> _GIVEN TASK_: Wherever the word "React" turns up in a line of the entries, copy that line.

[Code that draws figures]
▽

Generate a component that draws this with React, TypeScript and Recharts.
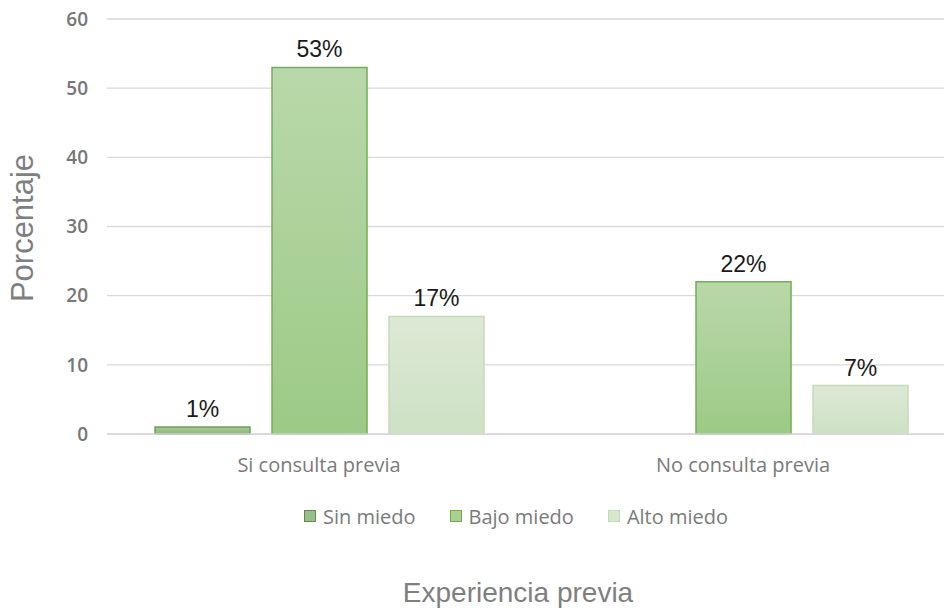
import React from 'react';
import { BarChart, Bar, XAxis, YAxis, CartesianGrid, Legend, LabelList } from 'recharts';

const categories = ['Si consulta previa', 'No consulta previa'];
const sinMiedo = [1, 0];
const bajoMiedo = [53, 22];
const altoMiedo = [17, 7];
const yTicks = [0, 10, 20, 30, 40, 50, 60];
const seriesNames = ['Sin miedo', 'Bajo miedo', 'Alto miedo'];

const data = categories.map((c, i) => ({
  name: c,
  sin: sinMiedo[i],
  bajo: bajoMiedo[i],
  alto: altoMiedo[i],
}));

const seriesStyle = [
  { key: 'sin', grad: 'gSin', stroke: '#6e9e57', legendFill: '#9bbd8b', legendStroke: '#5f8c4a' },
  { key: 'bajo', grad: 'gBajo', stroke: '#74ad52', legendFill: '#a9d193', legendStroke: '#70ad47' },
  { key: 'alto', grad: 'gAlto', stroke: '#c5dcb9', legendFill: '#d6e7cd', legendStroke: '#c2dbb4' },
];

const labelFmt = (v: any) => (v ? `${v}%` : '');

const LegendContent = () => (
  <div style={{ display: 'flex', justifyContent: 'center', alignItems: 'center', height: 26, fontFamily: 'Open Sans', fontSize: 20, color: '#7a7a7a' }}>
    {seriesNames.map((n, i) => (
      <div key={n} style={{ display: 'flex', alignItems: 'center', marginRight: i < 2 ? 34 : 0 }}>
        <span style={{ display: 'inline-block', width: 10, height: 10, background: seriesStyle[i].legendFill, border: `1.5px solid ${seriesStyle[i].legendStroke}`, marginRight: 7 }} />
        <span>{n}</span>
      </div>
    ))}
  </div>
);

export default function App() {
  return (
    <div style={{ position: 'absolute', left: 0, top: 0, width: 944, height: 609, overflow: 'hidden', background: '#fff' }}>
      <BarChart
        width={960}
        height={609}
        data={data}
        margin={{ top: 19, right: 5, bottom: 0, left: 0 }}
        barSize={95}
        barGap={22}
      >
        <defs>
          <linearGradient id="gSin" x1="0" y1="0" x2="0" y2="1">
            <stop offset="0%" stopColor="#a8c898" />
            <stop offset="100%" stopColor="#8fb67c" />
          </linearGradient>
          <linearGradient id="gBajo" x1="0" y1="0" x2="0" y2="1">
            <stop offset="0%" stopColor="#b9d8aa" />
            <stop offset="100%" stopColor="#9cca86" />
          </linearGradient>
          <linearGradient id="gAlto" x1="0" y1="0" x2="0" y2="1">
            <stop offset="0%" stopColor="#dde9d6" />
            <stop offset="100%" stopColor="#cde1c3" />
          </linearGradient>
        </defs>
        <CartesianGrid vertical={false} stroke="#d9d9d9" strokeWidth={1.3} />
        <XAxis
          dataKey="name"
          height={149}
          axisLine={{ stroke: '#d9d9d9', strokeWidth: 1.3 }}
          tickLine={false}
          tickSize={0}
          tickMargin={24}
          tick={{ fontFamily: 'Open Sans', fontSize: 20, fill: '#7a7a7a' }}
          label={{
            content: () => (
              <text x={518} y={602} textAnchor="middle" fontFamily="Liberation Sans" fontSize={28} fill="#7f7f7f">
                Experiencia previa
              </text>
            ),
          }}
        />
        <YAxis
          width={107}
          domain={[0, 60]}
          ticks={yTicks}
          axisLine={false}
          tickLine={false}
          tickSize={0}
          tickMargin={19}
          tick={{ fontFamily: 'Open Sans', fontSize: 19, fill: '#777777', fontWeight: 600 }}
          label={{
            content: () => (
              <text x={33} y={228} transform="rotate(-90, 33, 228)" textAnchor="middle" fontFamily="Liberation Sans" fontSize={31} fill="#7f7f7f">
                Porcentaje
              </text>
            ),
          }}
        />
        <Legend
          verticalAlign="bottom"
          content={<LegendContent />}
          wrapperStyle={{ position: 'absolute', left: 296, top: 503, width: 440, height: 26 }}
        />
        {seriesStyle.map((s, i) => (
          <Bar
            key={s.key}
            dataKey={s.key}
            name={seriesNames[i]}
            fill={`url(#${s.grad})`}
            stroke={s.stroke}
            strokeWidth={1.5}
            isAnimationActive={false}
          >
            <LabelList
              dataKey={s.key}
              position="top"
              offset={10}
              formatter={labelFmt}
              style={{ fontFamily: 'Liberation Sans', fontSize: 23, fill: '#1a1a1a' }}
            />
          </Bar>
        ))}
      </BarChart>
    </div>
  );
}
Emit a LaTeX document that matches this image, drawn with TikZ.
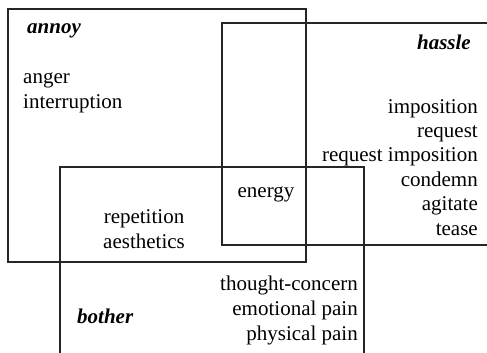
\documentclass[tikz,border=0pt]{standalone}
\usepackage{fontspec}
\setmainfont{Liberation Serif}
\begin{document}
\begin{tikzpicture}[x=1pt,y=-1pt,
  box/.style={draw=black!85,line width=1.2pt},
  word/.style={inner sep=0pt,font=\fontsize{21}{24}\selectfont},
  wl/.style={word,anchor=base west},
  wr/.style={word,anchor=base east},
  wc/.style={word,anchor=base},
  title/.style={word,font=\fontsize{21}{24}\selectfont\bfseries\itshape}]
\useasboundingbox (0,0) rectangle (487,353);
% boxes
\draw[box] (8,9) rectangle (306,262);
\draw[box] (487,23) -- (222,23) -- (222,245) -- (487,245);
\draw[box] (60,353) -- (60,167) -- (364,167) -- (364,353);
% annoy
\node[title,anchor=base west] (annoy) at (27,34) {annoy};
\node[wl] (anger) at (23,83) {anger};
\node[wl] (interr) at (23,108) {interruption};
% hassle
\node[title,anchor=base east] (hassle) at (471,49) {hassle};
\node[wr] (imp) at (478,113) {imposition};
\node[wr] (req) at (478,137) {request};
\node[wr] (reqimp) at (478,161) {request imposition};
\node[wr] (condemn) at (478,186) {condemn};
\node[wr] (agitate) at (478,210) {agitate};
\node[wr] (tease) at (478,235) {tease};
% overlap
\node[wc] (energy) at (266,197) {energy};
\node[wc] (rep) at (144,223) {repetition};
\node[wc] (aes) at (144,248) {aesthetics};
% bother
\node[title,anchor=base west] (bother) at (77,323) {bother};
\node[wr] (thought) at (358,290) {thought-concern};
\node[wr] (emo) at (358,315) {emotional pain};
\node[wr] (phys) at (358,340) {physical pain};
\end{tikzpicture}
\end{document}
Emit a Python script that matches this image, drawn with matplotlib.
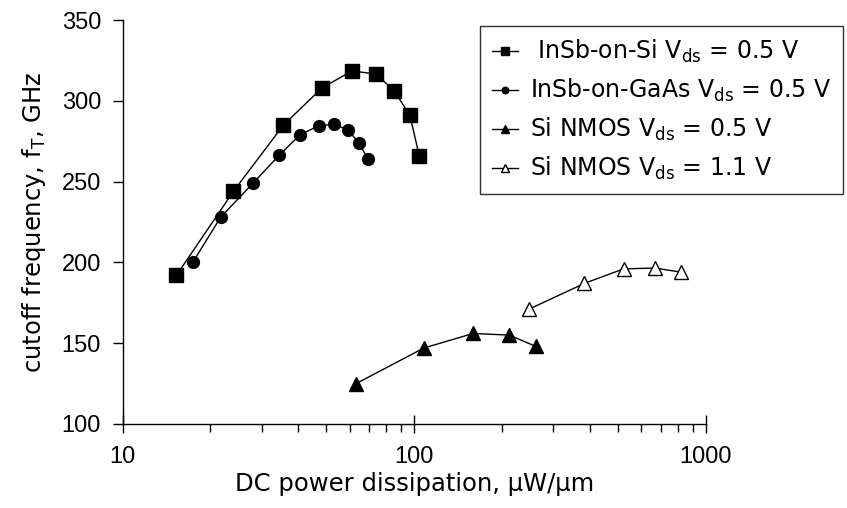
import matplotlib.pyplot as plt
from matplotlib.ticker import LogLocator, NullFormatter, FixedLocator

plt.rcParams['font.family'] = ['Liberation Sans', 'DejaVu Sans']
plt.rcParams['mathtext.fontset'] = 'dejavusans'

# InSb-on-Si, Vds = 0.5 V (squares)
insb_si_x = [15.3, 24.0, 35.6, 48.3, 61.2, 74.1, 85.5, 96.6, 104]
insb_si_y = [192, 244, 285, 308, 318.5, 316.5, 306, 291, 266]

# InSb-on-GaAs, Vds = 0.5 V (circles)
insb_gaas_x = [17.4, 21.7, 28.0, 34.5, 40.6, 47.0, 53.2, 59.2, 64.6, 69.3]
insb_gaas_y = [200, 228, 249, 266.5, 279, 284.5, 285.5, 282, 274, 264]

# Si NMOS, Vds = 0.5 V (filled triangles)
nmos05_x = [63.2, 107.8, 159, 212, 261]
nmos05_y = [125, 147, 156, 155, 148]

# Si NMOS, Vds = 1.1 V (open triangles)
nmos11_x = [247, 383, 522, 668, 818]
nmos11_y = [171, 187, 196, 196.5, 194]

labels = [r' InSb-on-Si V$_\mathrm{ds}$ = 0.5 V',
          r'InSb-on-GaAs V$_\mathrm{ds}$ = 0.5 V',
          r'Si NMOS V$_\mathrm{ds}$ = 0.5 V',
          r'Si NMOS V$_\mathrm{ds}$ = 1.1 V']

LABEL_FONT = 'DejaVu Sans'

fig = plt.figure(figsize=(8.47, 5.08), dpi=100)
ax = fig.add_axes([0.1447, 0.1654, 0.6888, 0.7952])

lw = 1.0
h1, = ax.plot(insb_si_x, insb_si_y, '-s', color='black', lw=lw, ms=9.5, mec='black')
h2, = ax.plot(insb_gaas_x, insb_gaas_y, '-o', color='black', lw=lw, ms=8.5, mec='black')
h3, = ax.plot(nmos05_x, nmos05_y, '-^', color='black', lw=lw, ms=9.5, mec='black')
h4, = ax.plot(nmos11_x, nmos11_y, '-^', color='black', lw=lw, ms=9.5, mfc='white', mec='black')

ax.set_xscale('log')
ax.set_xlim(10, 1000)
ax.set_ylim(100, 350)
ax.set_yticks([100, 150, 200, 250, 300, 350])
ax.xaxis.set_major_locator(FixedLocator([10, 100, 1000]))
ax.set_xticklabels(['10', '100', '1000'])
ax.xaxis.set_minor_locator(LogLocator(base=10, subs=range(2, 10)))
ax.xaxis.set_minor_formatter(NullFormatter())

for s in ['top', 'right']:
    ax.spines[s].set_visible(False)
for s in ['left', 'bottom']:
    ax.spines[s].set_linewidth(1.0)

ax.tick_params(axis='y', which='major', direction='out', length=7, width=1, labelsize=17, pad=8.5)
ax.tick_params(axis='x', which='major', direction='inout', length=13, width=1, labelsize=17, pad=9)
ax.tick_params(axis='x', which='minor', direction='out', length=6, width=1)

ax.set_xlabel('DC power dissipation, \u00b5W/\u00b5m', fontsize=17.5, family=LABEL_FONT, labelpad=3)
ax.set_ylabel(r'cutoff frequency, f$_\mathrm{T}$, GHz', fontsize=17.5, family=LABEL_FONT, labelpad=10)

leg = ax.legend([h1, h2, h3, h4], labels, loc='upper right',
                bbox_to_anchor=(843 / 847, 1 - 26 / 508), bbox_transform=fig.transFigure,
                borderaxespad=0, fancybox=False, frameon=True, edgecolor='black',
                prop={'family': LABEL_FONT, 'size': 17},
                markerscale=0.55, handlelength=1.1, handletextpad=0.5,
                labelspacing=0.5, borderpad=0.5)
leg.get_frame().set_linewidth(1.0)

fig.savefig('out.png', dpi=100)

△

> _RESULT OF THE TASK_:
Generate a component that draws this with React, TypeScript and Recharts.
import React from 'react';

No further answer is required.